Gaining awareness of affective states enables leveraging emotional information as additional context in order to design emotionally sentient systems. Applications of such systems are manifold. For example, the learning gain can be increased in educational settings by incorporating targeted interventions that are capable of adjusting to affective states of students. Another application consists of enabling digital characters and smartphones to support enriched interactions that are sensitive to the user's contexts. In our projects we focus on data-driven models relying on lightweight data collection tailored to mobile settings.
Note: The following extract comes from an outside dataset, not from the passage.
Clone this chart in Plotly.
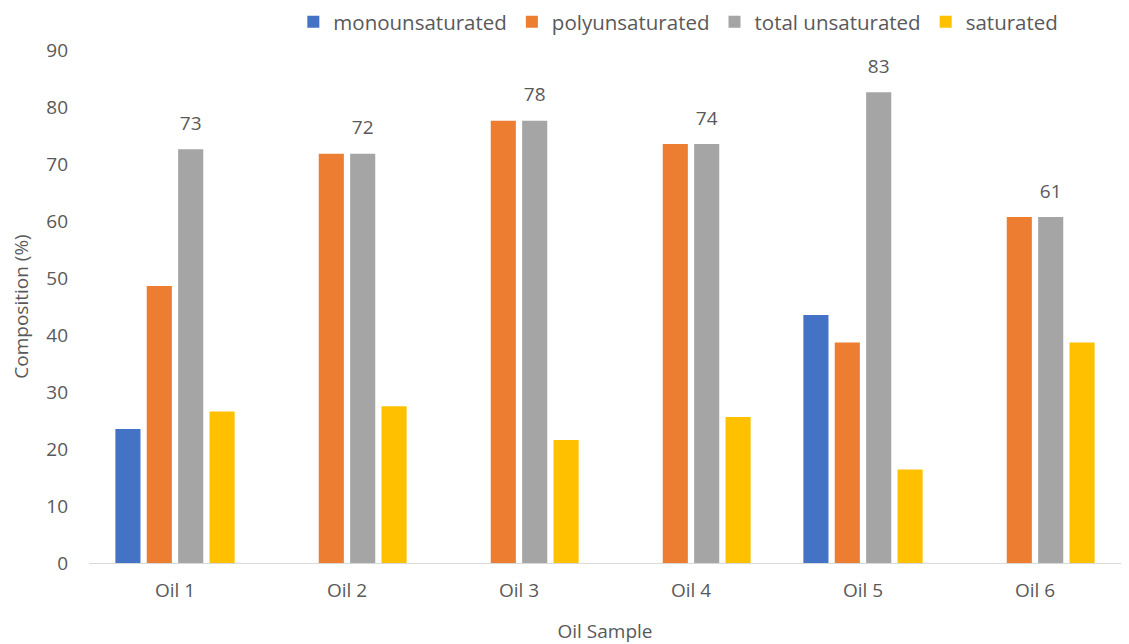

We have developed systems for affective state prediction based on camera recordings (i.e., action units, eye gaze, eye blinks, and head movement), low cost mobile biosensors (i.e., skin conductance, heart rate, and skin temperature), handwriting data, and smartphone touch and sensor data. We developed novel input representations (e.g., two-dimensional heat maps for encoding smartphone touch and sensor data) and deep learning networks (e.g., a semi-supervised deep learning pipeline based on a variational autoencoder). To evaluate our systems, we have collected large-scale datasets in the lab and in the wild encompassing tablet-based math-solving tasks, emotional stimuli from pictures, smartphone-based text conversations, and free interactions with smartphones over 10 weeks.